Vice-President and Pro-Vice-Chancellor (Teaching and Learning) of the University of Hong Kong
- Incumbent
- Assumed office 1 January 2015

Dean of Social Sciences, the University of Hong Kong
- In office 2006–2011

Personal details
- Born: 1960 (age 65–66)
- Education: Gonville and Caius College, Cambridge (MA) New College, Oxford (MPhil, DPhil)
- Occupation: Educator

= Ian Holliday =

Ian Holliday (何立仁; Ho4 Lap6 jan4; Hé Lìrén; born 1960) is a scholar with expertise in British and Asian Government, particularly in relation to Myanmar.
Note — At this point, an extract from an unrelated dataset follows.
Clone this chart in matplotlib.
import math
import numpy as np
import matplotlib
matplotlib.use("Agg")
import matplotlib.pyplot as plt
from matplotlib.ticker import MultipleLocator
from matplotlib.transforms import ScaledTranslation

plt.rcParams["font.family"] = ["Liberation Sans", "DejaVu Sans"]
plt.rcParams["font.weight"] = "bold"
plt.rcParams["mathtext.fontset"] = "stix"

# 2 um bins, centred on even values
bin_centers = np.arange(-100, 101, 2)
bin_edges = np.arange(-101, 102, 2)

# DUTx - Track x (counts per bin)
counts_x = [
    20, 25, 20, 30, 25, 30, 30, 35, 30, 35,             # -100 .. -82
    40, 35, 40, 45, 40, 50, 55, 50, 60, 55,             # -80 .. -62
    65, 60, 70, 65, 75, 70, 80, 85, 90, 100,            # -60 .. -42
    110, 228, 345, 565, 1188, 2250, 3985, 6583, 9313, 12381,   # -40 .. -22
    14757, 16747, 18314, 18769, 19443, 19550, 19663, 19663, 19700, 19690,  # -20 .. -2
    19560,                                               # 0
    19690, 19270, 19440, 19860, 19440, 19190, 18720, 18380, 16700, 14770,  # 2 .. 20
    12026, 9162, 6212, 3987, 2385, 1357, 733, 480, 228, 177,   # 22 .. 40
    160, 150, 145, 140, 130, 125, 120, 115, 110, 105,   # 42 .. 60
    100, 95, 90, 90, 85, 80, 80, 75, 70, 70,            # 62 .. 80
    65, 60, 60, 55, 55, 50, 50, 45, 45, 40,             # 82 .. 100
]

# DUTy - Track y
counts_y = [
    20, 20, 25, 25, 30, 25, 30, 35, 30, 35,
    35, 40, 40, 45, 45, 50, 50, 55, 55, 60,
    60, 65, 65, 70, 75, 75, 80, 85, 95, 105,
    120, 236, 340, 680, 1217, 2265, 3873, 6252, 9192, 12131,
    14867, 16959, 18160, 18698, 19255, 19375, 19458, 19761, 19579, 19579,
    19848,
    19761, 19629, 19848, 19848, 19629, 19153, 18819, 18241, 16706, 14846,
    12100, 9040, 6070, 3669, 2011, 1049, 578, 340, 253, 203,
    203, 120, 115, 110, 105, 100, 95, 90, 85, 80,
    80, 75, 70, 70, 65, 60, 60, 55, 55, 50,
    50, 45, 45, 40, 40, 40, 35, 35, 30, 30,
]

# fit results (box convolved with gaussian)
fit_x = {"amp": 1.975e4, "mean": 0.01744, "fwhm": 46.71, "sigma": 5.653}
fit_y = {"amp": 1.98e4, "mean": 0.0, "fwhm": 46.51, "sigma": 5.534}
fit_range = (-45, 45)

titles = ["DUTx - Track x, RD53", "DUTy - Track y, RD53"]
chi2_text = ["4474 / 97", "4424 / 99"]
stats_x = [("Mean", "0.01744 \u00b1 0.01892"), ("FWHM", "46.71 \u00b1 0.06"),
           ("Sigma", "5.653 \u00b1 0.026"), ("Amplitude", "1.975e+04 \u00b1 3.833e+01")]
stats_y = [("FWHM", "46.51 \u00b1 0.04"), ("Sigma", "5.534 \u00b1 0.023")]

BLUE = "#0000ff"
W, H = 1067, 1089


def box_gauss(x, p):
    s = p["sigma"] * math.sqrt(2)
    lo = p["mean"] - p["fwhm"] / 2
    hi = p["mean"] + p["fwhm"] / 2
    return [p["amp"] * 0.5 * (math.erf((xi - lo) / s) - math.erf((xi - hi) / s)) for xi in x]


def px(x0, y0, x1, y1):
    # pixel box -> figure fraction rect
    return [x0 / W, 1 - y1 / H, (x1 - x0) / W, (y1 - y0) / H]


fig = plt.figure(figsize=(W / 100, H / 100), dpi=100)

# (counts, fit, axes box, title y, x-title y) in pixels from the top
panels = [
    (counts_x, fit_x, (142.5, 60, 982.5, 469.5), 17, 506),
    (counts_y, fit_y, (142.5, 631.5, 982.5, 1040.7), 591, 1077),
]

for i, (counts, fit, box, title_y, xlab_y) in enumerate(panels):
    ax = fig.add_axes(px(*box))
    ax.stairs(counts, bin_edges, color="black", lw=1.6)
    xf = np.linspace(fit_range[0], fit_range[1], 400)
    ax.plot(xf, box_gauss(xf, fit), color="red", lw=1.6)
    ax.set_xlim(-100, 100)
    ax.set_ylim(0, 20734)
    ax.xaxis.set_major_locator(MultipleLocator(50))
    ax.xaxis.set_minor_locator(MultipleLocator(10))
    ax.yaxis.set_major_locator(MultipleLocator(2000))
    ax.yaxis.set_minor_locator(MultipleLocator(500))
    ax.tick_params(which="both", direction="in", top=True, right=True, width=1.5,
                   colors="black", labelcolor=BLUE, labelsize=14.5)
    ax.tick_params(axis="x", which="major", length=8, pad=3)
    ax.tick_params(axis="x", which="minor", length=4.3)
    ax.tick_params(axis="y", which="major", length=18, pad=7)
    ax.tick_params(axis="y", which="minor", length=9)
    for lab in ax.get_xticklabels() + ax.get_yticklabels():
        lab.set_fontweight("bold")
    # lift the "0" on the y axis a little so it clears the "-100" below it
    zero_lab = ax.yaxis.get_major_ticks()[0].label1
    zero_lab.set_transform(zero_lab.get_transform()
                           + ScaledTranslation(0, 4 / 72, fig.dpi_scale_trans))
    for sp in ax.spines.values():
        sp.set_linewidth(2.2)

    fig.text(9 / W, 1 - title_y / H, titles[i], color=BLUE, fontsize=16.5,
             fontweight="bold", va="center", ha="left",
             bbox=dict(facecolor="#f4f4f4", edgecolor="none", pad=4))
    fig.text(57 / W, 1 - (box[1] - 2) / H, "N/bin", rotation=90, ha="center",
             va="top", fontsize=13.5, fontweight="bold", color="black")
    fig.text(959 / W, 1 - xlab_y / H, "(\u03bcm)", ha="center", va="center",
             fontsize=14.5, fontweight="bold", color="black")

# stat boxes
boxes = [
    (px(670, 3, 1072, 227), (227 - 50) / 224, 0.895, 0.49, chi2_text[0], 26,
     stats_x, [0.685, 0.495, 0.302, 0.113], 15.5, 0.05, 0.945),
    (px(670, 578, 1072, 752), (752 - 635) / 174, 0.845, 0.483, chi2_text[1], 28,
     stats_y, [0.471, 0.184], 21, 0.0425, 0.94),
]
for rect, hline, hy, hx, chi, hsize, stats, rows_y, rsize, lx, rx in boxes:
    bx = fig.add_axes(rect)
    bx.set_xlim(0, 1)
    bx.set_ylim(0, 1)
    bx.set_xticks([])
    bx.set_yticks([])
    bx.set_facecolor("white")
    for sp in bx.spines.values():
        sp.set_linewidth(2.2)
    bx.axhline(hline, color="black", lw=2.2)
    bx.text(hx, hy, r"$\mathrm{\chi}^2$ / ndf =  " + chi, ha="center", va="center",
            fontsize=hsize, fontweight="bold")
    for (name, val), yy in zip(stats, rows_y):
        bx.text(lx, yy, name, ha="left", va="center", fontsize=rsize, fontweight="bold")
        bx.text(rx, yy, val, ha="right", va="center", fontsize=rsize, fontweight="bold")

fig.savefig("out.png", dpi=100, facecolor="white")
He is currently the Vice-President and Pro-Vice-Chancellor (Teaching and Learning) of the University of Hong Kong. He graduated with a Bachelor of Arts degree (BA) in Social and Political Science at Gonville and Caius College, Cambridge in 1982, before completing his Doctor of Philosophy (DPhil) degree in Politics at New College, Oxford in 1989. He taught at University of Kent, University of Manchester (1990–99), New York University, and City University of Hong Kong (from 1999) before teaching at the University of Hong Kong (from 2006). He served as Dean of Faculty of Social Sciences of the University of Hong Kong for six years. He was appointed Vice-President of the University of Hong Kong in 2015.

==Myanmar==
===Art===
Holliday has been an advocate for assisting Burmese artists who have been repressed by the military government in Myanmar, in 2014 co-curating an art show for banned artists, as well as writing the book Painting Myanmar's Transition in 2021.

===Books===
Holliday is co-editor of the book Routledge Handbook of Contemporary Myanmar and of Painting Myanmar's Transition. He is author of Burma Redux: Global Justice and the Quest for Political Reform in Myanmar, and coauthor of Liberalism and Democracy in Myanmar. He is widely cited as an expert on Myanmar (Burma).